2. Cover the jar with a towel or coffee filter and secure the cover with a rubber band. Do not put a lid on the jar, as the starter needs to breathe to culture properly.
3. Let the mixture culture undisturbed at 70-77F degrees for 12-18 hours. It is important to pick a location that is naturally warm (e.g. the kitchen) and out of drafts (see above for ideas for keeping the yogurt in the proper temperature range).
4. Once the yogurt is ‘set’ (when the jar is tipped, the yogurt should not run up the side of the jar and should move away from the side of the jar as a single mass), tighten jar lid and place the yogurt in the refrigerator to halt the culturing process.
5. When it’s time to make a new batch, place one tablespoon of yogurt from the previous batch in a cup of new milk and start again. Larger batches can be made (up to a half gallon per container) by maintaining the same yogurt-to-milk ratio. Yogurt from each batch can be used to make the next batch. Yogurt from batch A is used to make batch B, yogurt from batch B is used to make batch C and so on. To perpetuate the culture, be sure to make a new batch of yogurt at least once every seven to ten days. Waiting longer than one week between culturing, can weaken the culture and may introduce unwanted bacteria or yeast.
1. Whole milk or cream makes the thickest yogurt. Yogurt made with low fat milk is likely to be thin. If a very thick yogurt is desired, fully cultured yogurt may be strained through cheesecloth or a tea towel and the resulting whey discarded or used in recipes.

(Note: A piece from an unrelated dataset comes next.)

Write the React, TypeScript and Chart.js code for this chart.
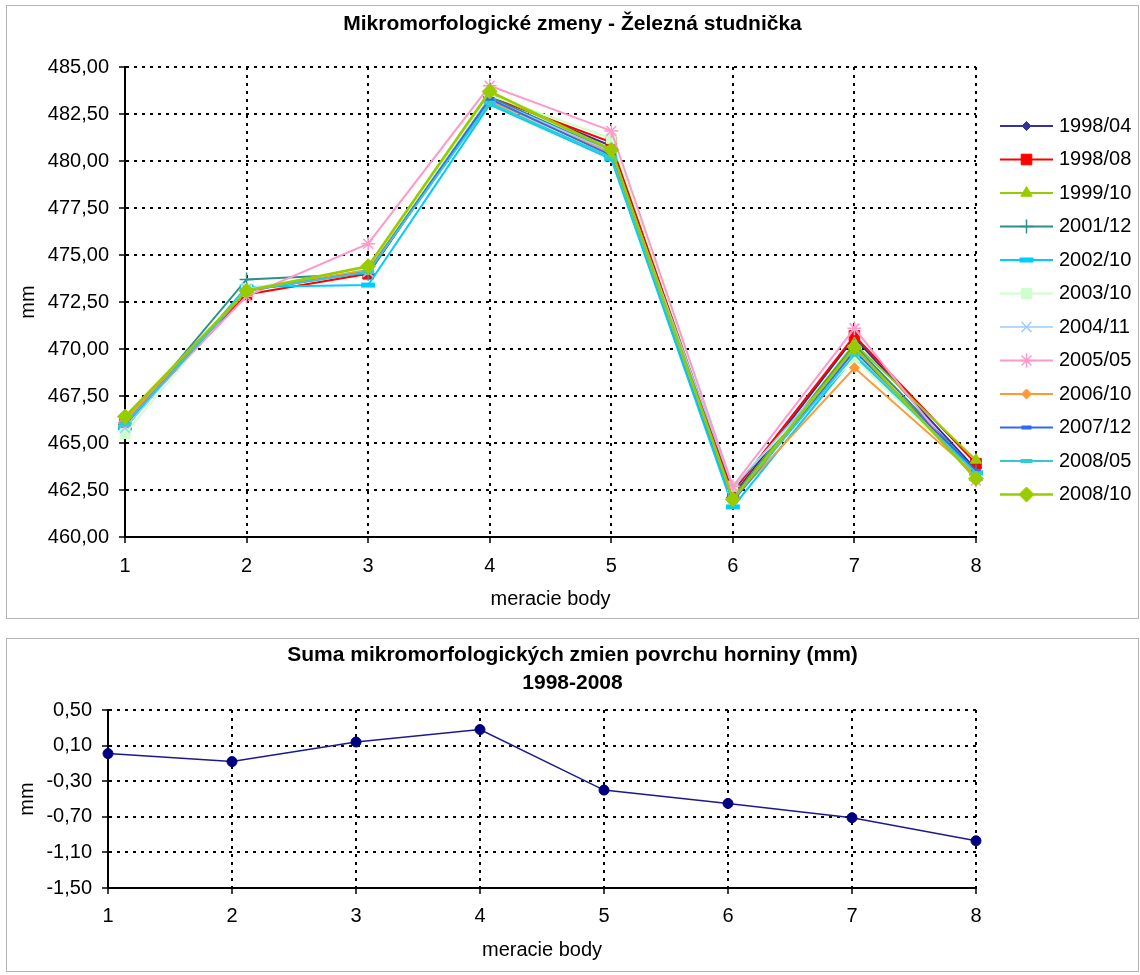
import React, { useEffect, useRef } from 'react';
import { Chart, registerables } from 'chart.js';
import { drawPoint } from 'chart.js/helpers';

Chart.register(...registerables);

const FONT = '"Liberation Sans", Arial, sans-serif';

// measuring points (x categories)
const points = ['1', '2', '3', '4', '5', '6', '7', '8'];

// top chart series (mm)
const seriesNames = ['1998/04', '1998/08', '1999/10', '2001/12', '2002/10', '2003/10', '2004/11', '2005/05', '2006/10', '2007/12', '2008/05', '2008/10'];
const s1998_04 = [466.2, 473.1, 474.2, 483.5, 480.8, 462.2, 470.6, 463.6];
const s1998_08 = [466.0, 472.9, 474.0, 483.4, 481.0, 462.4, 470.7, 463.9];
const s1999_10 = [466.3, 473.1, 474.3, 483.6, 480.6, 462.1, 470.3, 464.1];
const s2001_12 = [466.0, 473.7, 474.0, 483.4, 480.5, 462.1, 470.2, 463.5];
const s2002_10 = [465.8, 473.3, 473.4, 483.0, 480.1, 461.6, 469.6, 463.4];
const s2003_10 = [465.5, 473.2, 474.3, 483.5, 481.2, 462.7, 469.5, 463.3];
const s2004_11 = [465.8, 473.2, 474.1, 483.3, 480.5, 462.6, 469.9, 463.2];
const s2005_05 = [466.1, 472.8, 475.6, 484.0, 481.6, 462.7, 471.1, 463.0];
const s2006_10 = [466.2, 473.1, 474.2, 483.2, 480.4, 462.0, 469.0, 463.3];
const s2007_12 = [466.0, 473.1, 474.1, 483.3, 480.3, 461.9, 469.9, 463.5];
const s2008_05 = [466.0, 473.1, 474.1, 483.1, 480.2, 462.0, 469.7, 463.4];
const s2008_10 = [466.4, 473.1, 474.4, 483.7, 480.6, 462.0, 470.1, 463.1];
const seriesValues = [s1998_04, s1998_08, s1999_10, s2001_12, s2002_10, s2003_10, s2004_11, s2005_05, s2006_10, s2007_12, s2008_05, s2008_10];

// bottom chart: sum of changes (mm)
const sumValues = [0.01, -0.08, 0.14, 0.28, -0.40, -0.55, -0.71, -0.97];

const topTitle = 'Mikromorfologické zmeny - Železná studnička';
const bottomTitle = ['Suma mikromorfologických zmien povrchu horniny (mm)', '1998-2008'];
const xTitle = 'meracie body';
const yTitle = 'mm';

// visual styles per series (not data)
const styles = [
  { color: '#333399', point: 'rectRot', r: 4.5, bw: 1, lw: 2 },
  { color: '#FF0000', point: 'rect', r: 7.5, bw: 1, lw: 2 },
  { color: '#99CC00', point: 'triangle', r: 6.5, bw: 1, lw: 2 },
  { color: '#2F8F8F', point: 'cross', r: 7, bw: 1.5, lw: 2 },
  { color: '#00CCFF', point: 'line', r: 7, bw: 5, lw: 2 },
  { color: '#CCFFCC', point: 'rect', r: 7, bw: 1, lw: 2 },
  { color: '#99CCFF', point: 'crossRot', r: 7, bw: 1.5, lw: 1.5 },
  { color: '#FF99CC', point: 'star', r: 7, bw: 1.5, lw: 2 },
  { color: '#FF9933', point: 'rectRot', r: 5, bw: 1, lw: 2 },
  { color: '#3366FF', point: 'line', r: 5, bw: 4, lw: 2 },
  { color: '#33CCCC', point: 'line', r: 6, bw: 4, lw: 2 },
  { color: '#99CC00', point: 'rectRot', r: 7.5, bw: 1, lw: 2.5 },
];

const TXT = 20;
const fmt = (v: number) => v.toFixed(2).replace('.', ',');

const sideLegend = {
  id: 'sideLegend',
  afterDraw(chart: any) {
    const ctx = chart.ctx;
    const { right, top } = chart.chartArea;
    chart.data.datasets.forEach((ds: any, i: number) => {
      const y = top + 59 + i * 33.5;
      const x0 = right + 24;
      const x1 = right + 77;
      ctx.save();
      ctx.strokeStyle = ds.borderColor;
      ctx.lineWidth = ds.borderWidth;
      ctx.beginPath();
      ctx.moveTo(x0, y);
      ctx.lineTo(x1, y);
      ctx.stroke();
      ctx.fillStyle = ds.pointBackgroundColor;
      ctx.strokeStyle = ds.pointBorderColor;
      ctx.lineWidth = ds.pointBorderWidth;
      drawPoint(ctx, { pointStyle: ds.pointStyle, radius: ds.pointRadius, rotation: 0, borderWidth: ds.pointBorderWidth } as any, (x0 + x1) / 2, y);
      ctx.fillStyle = '#000';
      ctx.font = `${TXT}px ${FONT}`;
      ctx.textBaseline = 'middle';
      ctx.textAlign = 'left';
      ctx.fillText(ds.label, x1 + 6, y);
      ctx.restore();
    });
  },
};

function axisCommon(axisW: number | null, axisH: number | null) {
  return {
    grid: { color: '#000', lineWidth: 2, tickColor: '#000', tickWidth: 1.5, tickLength: 6, tickBorderDash: [] },
    border: { display: true, color: '#000', width: 2, dash: [3, 5] },
    afterFit: (s: any) => {
      if (axisW !== null) s.width = axisW;
      if (axisH !== null) s.height = axisH;
    },
  };
}

// empty axis on the right, reserving room for the legend so the title stays centred on the whole box
const spacerAxis = {
  type: 'linear',
  position: 'right',
  display: true,
  min: 0,
  max: 1,
  grid: { display: false },
  border: { display: false },
  ticks: { display: false },
  afterFit: (s: any) => {
    s.width = 162;
  },
};

function makeTopConfig(): any {
  return {
    type: 'line',
    data: {
      labels: points,
      datasets: seriesNames.map((name, i) => ({
        label: name,
        data: seriesValues[i],
        borderColor: styles[i].color,
        backgroundColor: styles[i].color,
        borderWidth: styles[i].lw,
        pointStyle: styles[i].point,
        pointRadius: styles[i].r,
        pointBackgroundColor: styles[i].color,
        pointBorderColor: styles[i].color,
        pointBorderWidth: styles[i].bw,
        tension: 0,
        clip: false,
        order: seriesNames.length - i,
      })),
    },
    options: {
      animation: false,
      responsive: false,
      events: [],
      layout: { padding: 0 },
      plugins: {
        legend: { display: false },
        tooltip: { enabled: false },
        title: {
          display: true,
          text: topTitle,
          color: '#000',
          font: { family: FONT, size: 21, weight: 'bold', lineHeight: 1.2 },
          padding: { top: 6, bottom: 29.8 },
        },
      },
      scales: {
        x: {
          type: 'category',
          offset: false,
          ...axisCommon(null, 81),
          ticks: { color: '#000', font: { family: FONT, size: TXT }, padding: 11, autoSkip: false, maxRotation: 0 },
          title: { display: true, text: xTitle, color: '#000', font: { family: FONT, size: TXT }, padding: { top: 0, bottom: 7 } },
        },
        y: {
          min: 460,
          max: 485,
          ...axisCommon(118, null),
          ticks: { stepSize: 2.5, color: '#000', font: { family: FONT, size: TXT }, padding: 10, callback: (v: any) => fmt(Number(v)) },
          title: { display: true, text: yTitle, color: '#000', font: { family: FONT, size: TXT }, padding: { top: 9, bottom: 0 } },
        },
        spacer: spacerAxis,
      },
    },
    plugins: [sideLegend],
  };
}

function makeBottomConfig(): any {
  return {
    type: 'line',
    data: {
      labels: points,
      datasets: [
        {
          label: 'Suma',
          data: sumValues,
          borderColor: '#1A1A8C',
          backgroundColor: '#000080',
          borderWidth: 1.5,
          pointStyle: 'circle',
          pointRadius: 5,
          pointBackgroundColor: '#000080',
          pointBorderColor: '#000080',
          pointBorderWidth: 1,
          tension: 0,
          clip: false,
        },
      ],
    },
    options: {
      animation: false,
      responsive: false,
      events: [],
      layout: { padding: 0 },
      plugins: {
        legend: { display: false },
        tooltip: { enabled: false },
        title: {
          display: true,
          text: bottomTitle,
          color: '#000',
          font: { family: FONT, size: 21, weight: 'bold', lineHeight: 1.333 },
          padding: { top: 2, bottom: 13 },
        },
      },
      scales: {
        x: {
          type: 'category',
          offset: false,
          ...axisCommon(null, 83),
          ticks: { color: '#000', font: { family: FONT, size: TXT }, padding: 10.5, autoSkip: false, maxRotation: 0 },
          title: { display: true, text: xTitle, color: '#000', font: { family: FONT, size: TXT }, padding: { top: 0, bottom: 9 } },
        },
        y: {
          min: -1.5,
          max: 0.5,
          ...axisCommon(101, null),
          ticks: { stepSize: 0.4, color: '#000', font: { family: FONT, size: TXT }, padding: 10, callback: (v: any) => fmt(Number(v)) },
          title: { display: true, text: yTitle, color: '#000', font: { family: FONT, size: TXT }, padding: { top: 8, bottom: 0 } },
        },
        spacer: spacerAxis,
      },
    },
  };
}

function ChartBox(props: { left: number; top: number; width: number; height: number; make: () => any }) {
  const ref = useRef<HTMLCanvasElement | null>(null);
  useEffect(() => {
    if (!ref.current) return;
    const chart = new Chart(ref.current, props.make());
    return () => chart.destroy();
  }, []);
  return (
    <div
      style={{
        position: 'absolute',
        left: props.left,
        top: props.top,
        width: props.width,
        height: props.height,
        boxSizing: 'border-box',
        border: '1px solid #b4b4b4',
        background: '#fff',
      }}
    >
      <canvas ref={ref} width={props.width - 2} height={props.height - 2} style={{ display: 'block', width: props.width - 2, height: props.height - 2 }} />
    </div>
  );
}

export default function App() {
  return (
    <div style={{ position: 'absolute', left: 0, top: 0, width: 1140, height: 975, background: '#fff' }}>
      <ChartBox left={6} top={5} width={1133} height={614} make={makeTopConfig} />
      <ChartBox left={6} top={638} width={1133} height={334} make={makeBottomConfig} />
    </div>
  );
}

2. Temperature is very important to successful yogurt making. Drafts from windows, air conditioners, etc. can affect the temperature where the culture is sitting. Warm parts of the house are generally best (e.g. the kitchen). If your house tends to be cooler than 70F degrees (consider if the temperature drops at night) then choose a spot that stays warmer. Warm spots often include on top of the refrigerator, a piece of electronic equipment (i.e. television, cable box, etc.), next to a computer, on a high shelf, or inside a dehydrator. Verify that the chosen culturing location is maintaining the proper temperature. Temperatures that are too low or two high, can damage the culture.
3. In cooler environments, the yogurt will likely take the entire time period (18/48 hours) to culture. Occasionally it will take bit longer. It’s okay to leave the yogurt to culture a little longer when necessary. Simply keep an eye on it and transfer it to the refrigerator as soon as it “sets” to stop the culturing process.
4. Be cautious of overly warm environment. Temperatures above 78F degrees may cause the yogurt culture to die. Fil Mjölk needs time to culture correctly and higher temperatures will speed the process to quickly. If the yogurt mixture separates into curds (solid mass on top) and whey (clear liquid underneath), this may be a sign that the culture was too warm or that culturing time was to long.
Culturing the yogurt to fast may not give the desired results and culturing to slow/to low of temperature may allow unwanted pathogens to enter into the culture and destroy the beneficial ones.
5. Cultured Fil will have a fuzzy layer over the top and this is normal part of the culturing process. See photo.